A protest organiser in Masterton has welcomed uniformed members of a white pride group wanting to march in the town against child abuse.
Mother-of-five Liz Rikiti and Amanda Dette had organised a Justice for Moko march in Masterton on Monday, June 27, the same day as the Rotorua High Court sentencing of Tania Shailer and David William Haerewa, a couple who pleaded guilty to the manslaughter of Moko Rangitoheriri, a 3-year-old in their care tortured to death over a two-month period.
Vaughan Tocker, a Masterton scrap worker who heads the Right Wing Resistance in Australia and New Zealand and claims to hold the rank of lieutenant-general, said the group will stand shoulder to shoulder with protesters later this month, marching against child abuse and "Islamisation" that permits violence against women and marriage to children.
He earlier told the Times-Age he had personally experienced the effects of abuse in his life and that he "speaks from experience.
Nobody has got more right to talk about these things than me".
"I've been through it, my family got put through it. I've seen what happens first hand. I tell you, sometimes I get scared too, but we have to stand up and eventually New Zealand will come to love us."
Before yesterday, Mrs Rikiti had known nothing of Mr Tocker or his group, she said.
RWR members dress in black military oniforms and oppose state asset sales, the Trans Pacific Partnership, Muslim immigrants, and Chinese investment in New Zealand.
Mrs Rikiti had read the Times-Age story outlining the RWR's plans to join the march, she said, and was surprised at the incendiary online reaction against the group and its stated aims.
"That's actually the first I've ever heard of the guy. I didn't really understand what he believes in, and then I read everyone's comments online."
Gabrielle Connor posted to the Times-Age Facebook page that Mr Tocker and his group "represent nothing but hate. You are marching for all the wrong reasons."
Debbie Carmen said the RWR was "using Moko, his death, and the protest march against his death as a public relations exercise. Despicable".
Juliet Qualtrough posted: "Hate to say it, but when I read the article earlier I questioned if I wanted to be involved in the march alongside these people."
Mrs Rikiti said organisers had encouraged parents to bring their children to march "because it won't be a big, aggressive protest that could get mouthy or anything", and she remained unbowed despite the digital outrage at the RWR plans to join the protest.
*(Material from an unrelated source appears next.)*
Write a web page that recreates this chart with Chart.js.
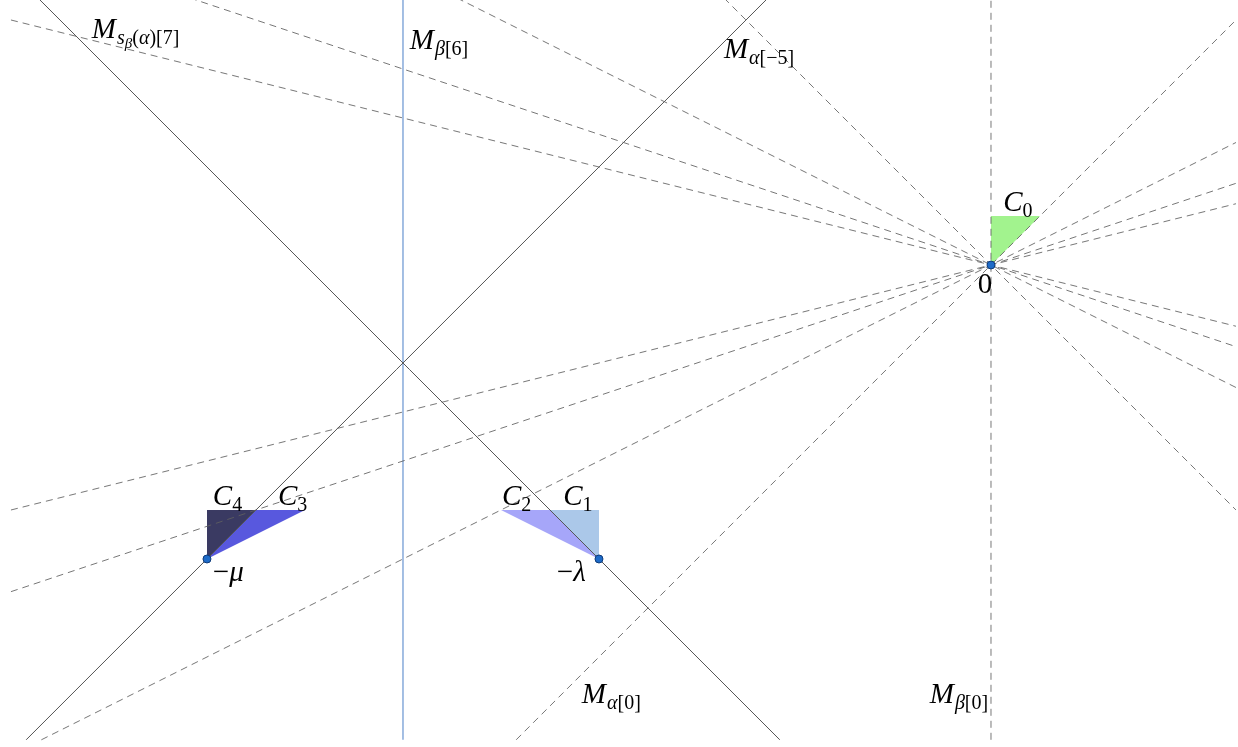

"We could lose people but it is an open, public event. Their group sounds quite outspoken but on the day we don't want to have our focus taken over," she said.
"The more people the better but it's got to be safe and can't start turning in to anything other than that.
"It is a public event and our main goal is to get awareness of child abuse out there.
"We're definitely not saying they can't join because this is for all of us. As long as they leave prejudice out of it and others put aside their personal opinions, everybody should be all right."
She was happy to talk with Mr Tocker about ensuring an effective and unified protest, and said RWR members were free to wear their uniforms while marching.
"What they want to wear is a huge part of them, and who they are. Which is the same for all of us," she said.
"Rotorua has Mongrel Mob coming from all over New Zealand to march with them and on that day they wear what they want."